--- Start of Provided information ---
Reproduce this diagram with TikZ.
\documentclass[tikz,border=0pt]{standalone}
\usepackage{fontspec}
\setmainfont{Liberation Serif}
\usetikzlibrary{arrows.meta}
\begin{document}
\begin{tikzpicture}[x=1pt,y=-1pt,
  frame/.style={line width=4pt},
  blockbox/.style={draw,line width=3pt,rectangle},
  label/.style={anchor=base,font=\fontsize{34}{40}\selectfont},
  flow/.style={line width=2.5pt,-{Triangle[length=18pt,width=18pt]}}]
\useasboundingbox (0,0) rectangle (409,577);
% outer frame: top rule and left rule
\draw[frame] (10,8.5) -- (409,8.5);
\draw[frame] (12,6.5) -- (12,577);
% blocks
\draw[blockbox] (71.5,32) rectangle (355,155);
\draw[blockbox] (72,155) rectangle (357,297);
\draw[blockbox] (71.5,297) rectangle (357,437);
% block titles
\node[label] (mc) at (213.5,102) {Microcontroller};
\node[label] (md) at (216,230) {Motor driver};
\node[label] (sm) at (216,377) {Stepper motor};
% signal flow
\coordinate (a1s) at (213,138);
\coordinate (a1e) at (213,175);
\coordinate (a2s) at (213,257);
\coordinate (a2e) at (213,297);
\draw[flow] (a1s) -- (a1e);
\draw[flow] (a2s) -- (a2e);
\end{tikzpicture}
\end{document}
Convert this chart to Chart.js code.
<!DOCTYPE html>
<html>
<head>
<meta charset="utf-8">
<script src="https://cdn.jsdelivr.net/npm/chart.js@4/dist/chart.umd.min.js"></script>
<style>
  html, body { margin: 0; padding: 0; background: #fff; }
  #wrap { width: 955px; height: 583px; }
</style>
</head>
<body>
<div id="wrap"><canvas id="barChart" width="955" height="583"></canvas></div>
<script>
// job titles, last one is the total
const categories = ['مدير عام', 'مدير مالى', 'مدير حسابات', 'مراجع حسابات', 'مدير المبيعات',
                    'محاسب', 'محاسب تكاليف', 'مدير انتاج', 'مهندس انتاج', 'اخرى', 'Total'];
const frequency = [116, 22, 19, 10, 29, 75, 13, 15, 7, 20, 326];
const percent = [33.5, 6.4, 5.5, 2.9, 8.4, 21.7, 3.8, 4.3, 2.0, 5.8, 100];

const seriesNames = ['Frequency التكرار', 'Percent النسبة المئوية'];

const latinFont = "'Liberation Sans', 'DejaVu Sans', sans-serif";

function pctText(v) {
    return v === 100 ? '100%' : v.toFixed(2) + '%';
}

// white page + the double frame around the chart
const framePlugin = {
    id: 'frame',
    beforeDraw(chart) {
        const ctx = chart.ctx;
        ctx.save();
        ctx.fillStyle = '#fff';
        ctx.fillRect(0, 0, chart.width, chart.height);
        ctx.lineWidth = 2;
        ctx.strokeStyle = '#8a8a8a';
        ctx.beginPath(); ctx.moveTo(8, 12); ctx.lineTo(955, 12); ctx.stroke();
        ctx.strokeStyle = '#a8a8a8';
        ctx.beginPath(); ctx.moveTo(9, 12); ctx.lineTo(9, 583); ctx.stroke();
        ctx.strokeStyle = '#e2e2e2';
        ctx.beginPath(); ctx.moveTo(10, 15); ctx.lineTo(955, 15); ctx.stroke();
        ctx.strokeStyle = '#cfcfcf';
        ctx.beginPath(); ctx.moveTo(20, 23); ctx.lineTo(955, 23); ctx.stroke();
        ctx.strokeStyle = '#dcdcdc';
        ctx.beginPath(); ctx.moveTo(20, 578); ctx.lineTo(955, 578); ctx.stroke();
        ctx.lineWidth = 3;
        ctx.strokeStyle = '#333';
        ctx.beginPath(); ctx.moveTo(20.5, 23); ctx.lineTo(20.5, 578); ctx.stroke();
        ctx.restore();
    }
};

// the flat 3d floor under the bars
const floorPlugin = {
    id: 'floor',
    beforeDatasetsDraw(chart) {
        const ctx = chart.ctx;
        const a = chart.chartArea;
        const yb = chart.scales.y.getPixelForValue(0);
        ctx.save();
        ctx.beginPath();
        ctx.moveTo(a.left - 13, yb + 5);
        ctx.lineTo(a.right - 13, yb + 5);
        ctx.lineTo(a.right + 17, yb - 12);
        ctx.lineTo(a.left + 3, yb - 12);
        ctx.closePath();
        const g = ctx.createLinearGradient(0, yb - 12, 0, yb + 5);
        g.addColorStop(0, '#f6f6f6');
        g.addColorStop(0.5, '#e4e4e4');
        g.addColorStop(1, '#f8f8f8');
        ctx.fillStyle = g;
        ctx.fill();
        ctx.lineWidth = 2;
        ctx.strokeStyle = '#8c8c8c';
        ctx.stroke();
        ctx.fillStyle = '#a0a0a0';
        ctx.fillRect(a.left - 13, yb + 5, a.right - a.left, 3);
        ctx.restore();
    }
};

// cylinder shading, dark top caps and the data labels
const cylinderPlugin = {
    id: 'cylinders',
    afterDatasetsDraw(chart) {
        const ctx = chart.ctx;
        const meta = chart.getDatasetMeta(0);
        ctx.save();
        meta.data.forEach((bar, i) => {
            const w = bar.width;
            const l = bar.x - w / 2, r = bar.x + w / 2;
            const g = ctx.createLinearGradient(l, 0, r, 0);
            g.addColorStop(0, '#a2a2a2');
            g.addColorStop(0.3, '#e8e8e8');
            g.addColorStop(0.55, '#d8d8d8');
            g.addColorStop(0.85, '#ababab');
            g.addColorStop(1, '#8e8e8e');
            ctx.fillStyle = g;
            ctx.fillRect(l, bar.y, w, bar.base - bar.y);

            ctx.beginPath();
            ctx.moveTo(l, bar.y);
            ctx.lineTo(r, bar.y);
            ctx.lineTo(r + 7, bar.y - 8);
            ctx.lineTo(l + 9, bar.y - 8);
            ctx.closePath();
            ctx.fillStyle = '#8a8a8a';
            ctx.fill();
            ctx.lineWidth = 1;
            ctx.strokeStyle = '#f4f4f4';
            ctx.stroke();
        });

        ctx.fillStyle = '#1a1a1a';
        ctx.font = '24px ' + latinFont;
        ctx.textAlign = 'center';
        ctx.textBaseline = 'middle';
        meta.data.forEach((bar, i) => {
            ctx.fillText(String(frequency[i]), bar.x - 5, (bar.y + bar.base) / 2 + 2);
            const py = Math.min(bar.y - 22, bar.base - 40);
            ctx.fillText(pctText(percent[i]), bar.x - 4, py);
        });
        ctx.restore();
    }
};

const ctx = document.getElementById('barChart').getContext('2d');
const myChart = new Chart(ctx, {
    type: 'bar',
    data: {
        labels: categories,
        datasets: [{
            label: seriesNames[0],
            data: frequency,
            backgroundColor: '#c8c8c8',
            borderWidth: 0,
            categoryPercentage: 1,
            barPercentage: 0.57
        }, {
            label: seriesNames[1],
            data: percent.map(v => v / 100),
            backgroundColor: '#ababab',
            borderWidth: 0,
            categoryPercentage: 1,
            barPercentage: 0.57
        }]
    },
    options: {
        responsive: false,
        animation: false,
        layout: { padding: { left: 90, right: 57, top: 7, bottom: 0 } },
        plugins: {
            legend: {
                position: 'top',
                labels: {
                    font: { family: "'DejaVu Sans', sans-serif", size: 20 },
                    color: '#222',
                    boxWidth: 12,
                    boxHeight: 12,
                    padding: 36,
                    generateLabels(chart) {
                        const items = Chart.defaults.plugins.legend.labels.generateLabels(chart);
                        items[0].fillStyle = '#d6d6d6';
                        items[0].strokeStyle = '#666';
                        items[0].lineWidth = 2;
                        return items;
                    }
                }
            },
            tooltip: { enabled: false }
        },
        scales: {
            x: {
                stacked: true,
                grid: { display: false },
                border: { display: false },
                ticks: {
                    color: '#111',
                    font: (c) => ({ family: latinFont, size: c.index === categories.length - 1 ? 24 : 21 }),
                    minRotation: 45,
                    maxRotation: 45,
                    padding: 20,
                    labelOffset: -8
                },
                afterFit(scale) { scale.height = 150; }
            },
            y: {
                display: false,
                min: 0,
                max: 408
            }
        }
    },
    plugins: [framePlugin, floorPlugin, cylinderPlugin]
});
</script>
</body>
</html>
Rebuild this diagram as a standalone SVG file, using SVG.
--- End of Provided information ---
* Exercise aim *
Filter the data for the string "diagram" and copy every line that has it.

* Problem solution *
Reproduce this diagram with TikZ.
Rebuild this diagram as a standalone SVG file, using SVG.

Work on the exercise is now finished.